┏━━
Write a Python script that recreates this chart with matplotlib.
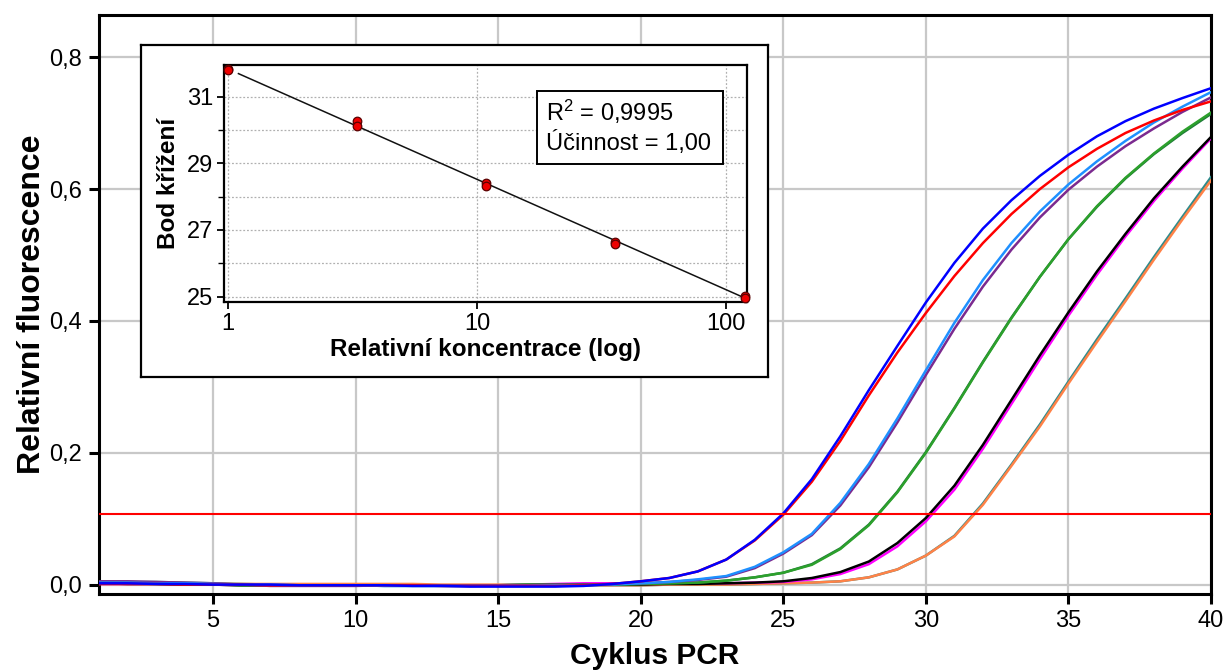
import numpy as np
import matplotlib
matplotlib.use("Agg")
import matplotlib.pyplot as plt
from matplotlib.patches import Rectangle
from matplotlib.ticker import FixedLocator, NullLocator, FixedFormatter

plt.rcParams['font.family'] = ['Liberation Sans', 'DejaVu Sans']
plt.rcParams['mathtext.fontset'] = 'custom'
plt.rcParams['mathtext.rm'] = 'Liberation Sans'
plt.rcParams['mathtext.it'] = 'Liberation Sans:italic'
plt.rcParams['mathtext.bf'] = 'Liberation Sans:bold'

# ---- amplification curves (relative fluorescence per PCR cycle) ----
cycles = list(range(1, 41))

blue = [0.002, 0.002, 0.001, 0.001, 0.000, 0.000, 0.000, -0.001, -0.001, -0.001,
        -0.001, -0.002, -0.002, -0.003, -0.003, -0.003, -0.003, -0.002, 0.001,
        0.005, 0.010, 0.020, 0.038, 0.068, 0.108, 0.160, 0.225, 0.295, 0.362, 0.428,
        0.488, 0.540, 0.583, 0.620, 0.652, 0.680, 0.703, 0.722, 0.738, 0.753]
red = [0.001, 0.001, 0.001, 0.000, 0.000, 0.000, -0.001, -0.001, -0.001, -0.001,
       -0.001, -0.001, -0.002, -0.002, -0.002, -0.002, -0.002, -0.001, 0.001,
       0.005, 0.010, 0.020, 0.038, 0.067, 0.106, 0.156, 0.218, 0.287, 0.352, 0.412,
       0.468, 0.518, 0.562, 0.600, 0.633, 0.661, 0.685, 0.704, 0.720, 0.733]
light_blue = [0.003, 0.003, 0.002, 0.002, 0.001, 0.000, 0.000, -0.001, -0.001, -0.001,
              -0.002, -0.002, -0.002, -0.002, -0.002, -0.002, -0.001, -0.001, 0.000,
              0.002, 0.004, 0.008, 0.013, 0.027, 0.049, 0.077, 0.124, 0.183, 0.252, 0.325,
              0.397, 0.462, 0.518, 0.566, 0.607, 0.642, 0.673, 0.701, 0.725, 0.747]
purple = [0.005, 0.005, 0.004, 0.003, 0.002, 0.000, -0.002, -0.002, -0.002, -0.002,
          -0.001, -0.001, -0.001, -0.001, -0.001, -0.001, 0.000, 0.000, 0.001,
          0.002, 0.004, 0.007, 0.012, 0.025, 0.047, 0.075, 0.120, 0.178, 0.246, 0.318,
          0.388, 0.452, 0.508, 0.557, 0.599, 0.634, 0.665, 0.692, 0.717, 0.739]
green = [0.002, 0.002, 0.001, 0.001, 0.000, -0.001, -0.001, -0.001, -0.001, -0.001,
         -0.001, -0.001, -0.001, -0.001, -0.001, 0.000, 0.000, 0.000, 0.000,
         0.001, 0.002, 0.003, 0.006, 0.011, 0.018, 0.030, 0.054, 0.090, 0.140, 0.200,
         0.267, 0.337, 0.404, 0.467, 0.524, 0.574, 0.617, 0.654, 0.687, 0.716]
dark_green = [0.004, 0.004, 0.003, 0.002, 0.001, -0.001, -0.001, -0.001, -0.001, -0.001,
              -0.001, -0.001, -0.001, -0.001, -0.001, 0.000, 0.000, 0.000, 0.000,
              0.001, 0.002, 0.003, 0.006, 0.011, 0.018, 0.031, 0.055, 0.091, 0.141, 0.201,
              0.268, 0.338, 0.405, 0.467, 0.524, 0.573, 0.616, 0.653, 0.685, 0.714]
black = [0.002, 0.001, 0.001, 0.000, 0.000, -0.001, -0.001, -0.001, -0.001, -0.001,
         -0.001, -0.001, -0.001, -0.001, -0.001, -0.001, 0.000, 0.000, 0.000,
         0.000, 0.001, 0.001, 0.002, 0.003, 0.005, 0.010, 0.019, 0.035, 0.063, 0.101,
         0.150, 0.212, 0.280, 0.348, 0.413, 0.475, 0.532, 0.586, 0.634, 0.679]
magenta = [0.001, 0.001, 0.001, 0.000, 0.000, -0.001, -0.001, -0.001, -0.001, -0.001,
           -0.001, -0.001, -0.001, -0.001, -0.001, 0.000, 0.001, 0.002, 0.002,
           0.002, 0.002, 0.002, 0.002, 0.003, 0.004, 0.008, 0.016, 0.031, 0.058, 0.096,
           0.144, 0.206, 0.274, 0.342, 0.408, 0.470, 0.528, 0.582, 0.631, 0.677]
orange = [0.001, 0.001, 0.001, 0.001, 0.001, 0.001, 0.001, 0.001, 0.001, 0.001,
          0.001, 0.001, 0.000, 0.000, 0.000, -0.001, -0.001, -0.001, -0.001,
          -0.001, 0.000, 0.000, 0.000, 0.001, 0.002, 0.003, 0.005, 0.011, 0.023, 0.044,
          0.073, 0.121, 0.180, 0.240, 0.305, 0.368, 0.430, 0.493, 0.554, 0.613]
teal = [0.004, 0.004, 0.004, 0.003, 0.002, 0.001, 0.000, -0.001, -0.001, -0.001,
        -0.002, -0.002, -0.002, -0.002, -0.001, -0.001, -0.001, -0.001, -0.001,
        -0.001, 0.000, 0.000, 0.000, 0.001, 0.002, 0.003, 0.005, 0.011, 0.023, 0.044,
        0.074, 0.123, 0.182, 0.243, 0.308, 0.372, 0.434, 0.497, 0.558, 0.618]

threshold = 0.107

# ---- standard curve (crossing point vs. relative concentration) ----
rel_conc = [1.0, 1.0, 3.3, 3.3, 10.9, 10.9, 35.9, 35.9, 118.6, 118.6]
crossing_point = [31.82, 31.79, 30.27, 30.12, 28.42, 28.32, 26.65, 26.58, 25.03, 24.97]
r2_text = "R$^2$ = 0,9995"
eff_text = "Účinnost = 1,00"

x_ticks = [5, 10, 15, 20, 25, 30, 35, 40]
y_ticks = [0.0, 0.2, 0.4, 0.6, 0.8]
y_tick_labels = ["0,0", "0,2", "0,4", "0,6", "0,8"]

W, H = 1227, 671
fig = plt.figure(figsize=(W / 100, H / 100), dpi=100)
fig.patch.set_facecolor('white')

ax = fig.add_axes([99 / W, 1 - 593.5 / H, (1211 - 99) / W, (593.5 - 15) / H])
ax.set_xlim(1, 40)
ax.set_ylim(-0.0135, 0.864)
ax.set_xticks(x_ticks)
ax.set_yticks(y_ticks)
ax.set_yticklabels(y_tick_labels)
ax.grid(True, color='#c8c8c8', linewidth=1.6, zorder=0)
ax.set_axisbelow(True)
for s in ax.spines.values():
    s.set_linewidth(2.2)
    s.set_color('black')
ax.tick_params(axis='both', which='major', direction='out', length=7, width=2.2,
               labelsize=17, pad=5, color='black')

series = [
    (teal, '#2e8b8b'), (orange, '#ff8247'),
    (magenta, '#ff00ff'), (black, '#000000'),
    (dark_green, '#1f7a3a'), (green, '#2ca02c'),
    (purple, '#7b2a8f'), (light_blue, '#1e90ff'),
    (red, '#ff0000'), (blue, '#0000ff'),
]
for vals, col in series:
    ax.plot(cycles, vals, color=col, linewidth=1.8, zorder=3)

ax.axhline(threshold, color='#ff0000', linewidth=1.5, zorder=4)

ax.set_xlabel("Cyklus PCR", fontsize=21.5, fontweight='bold', labelpad=7)
ax.set_ylabel("Relativní fluorescence", fontsize=23, fontweight='bold', labelpad=2)

# ---- framed panel holding the standard curve ----
frame = fig.add_axes([140.7 / W, 1 - 376.7 / H, (768 - 140.7) / W, (376.7 - 45) / H])
frame.set_xticks([])
frame.set_yticks([])
frame.set_facecolor('white')
for s in frame.spines.values():
    s.set_linewidth(1.6)
    s.set_color('black')
frame.set_zorder(5)

ins = fig.add_axes([224 / W, 1 - 302.3 / H, (747 - 224) / W, (302.3 - 65) / H])
ins.set_zorder(6)
ins.set_xscale('log')
ins.set_xlim(0.967, 121)
ins.set_ylim(24.83, 31.95)
ins.xaxis.set_major_locator(FixedLocator([1, 10, 100]))
ins.xaxis.set_major_formatter(FixedFormatter(["1", "10", "100"]))
ins.xaxis.set_minor_locator(NullLocator())
ins.yaxis.set_major_locator(FixedLocator([25, 27, 29, 31]))
ins.yaxis.set_minor_locator(FixedLocator([26, 28, 30]))
ins.grid(True, which='both', color='#b0b0b0', linestyle=(0, (1.5, 1.5)), linewidth=0.9)
ins.set_axisbelow(True)
for s in ins.spines.values():
    s.set_linewidth(1.6)
    s.set_color('black')
ins.tick_params(axis='both', which='major', direction='out', length=5, width=1.3,
                labelsize=17, pad=3)
ins.tick_params(axis='y', which='minor', direction='out', length=4, width=1.0)

logc = np.log10(rel_conc)
slope, icpt = np.polyfit(logc, crossing_point, 1)
fit_x = np.array([1.105, 118.6])
ins.plot(fit_x, slope * np.log10(fit_x) + icpt, color='#111111', linewidth=1.1, zorder=3)
ins.scatter(rel_conc, crossing_point, s=38, color='#ee0000', edgecolor='#5a0000',
            linewidth=0.9, zorder=4, clip_on=False)

ins.set_xlabel("Relativní koncentrace (log)", fontsize=17.5, fontweight='bold', labelpad=2)
ins.set_ylabel("Bod křížení", fontsize=17.5, fontweight='bold', labelpad=5)

ins.add_patch(Rectangle((0.599, 0.583), 0.955 - 0.599, 0.892 - 0.583,
                        transform=ins.transAxes, facecolor='white', edgecolor='black',
                        linewidth=1.4, zorder=5))
ins.text(0.616, 0.803, r2_text, transform=ins.transAxes, fontsize=17,
         va='center', ha='left', zorder=6)
ins.text(0.616, 0.671, eff_text, transform=ins.transAxes, fontsize=17,
         va='center', ha='left', zorder=6)

fig.savefig("out.png", dpi=100, facecolor='white')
┗━━
** Task statement **
Quote, please, every line of the material above from its start through the line that has "cycles = list(range(1, 41))", reproducing the words exactly and dropping any images.

** Exercise response **
Write a Python script that recreates this chart with matplotlib.
import numpy as np
import matplotlib
matplotlib.use("Agg")
import matplotlib.pyplot as plt
from matplotlib.patches import Rectangle
from matplotlib.ticker import FixedLocator, NullLocator, FixedFormatter

plt.rcParams['font.family'] = ['Liberation Sans', 'DejaVu Sans']
plt.rcParams['mathtext.fontset'] = 'custom'
plt.rcParams['mathtext.rm'] = 'Liberation Sans'
plt.rcParams['mathtext.it'] = 'Liberation Sans:italic'
plt.rcParams['mathtext.bf'] = 'Liberation Sans:bold'

# ---- amplification curves (relative fluorescence per PCR cycle) ----
cycles = list(range(1, 41))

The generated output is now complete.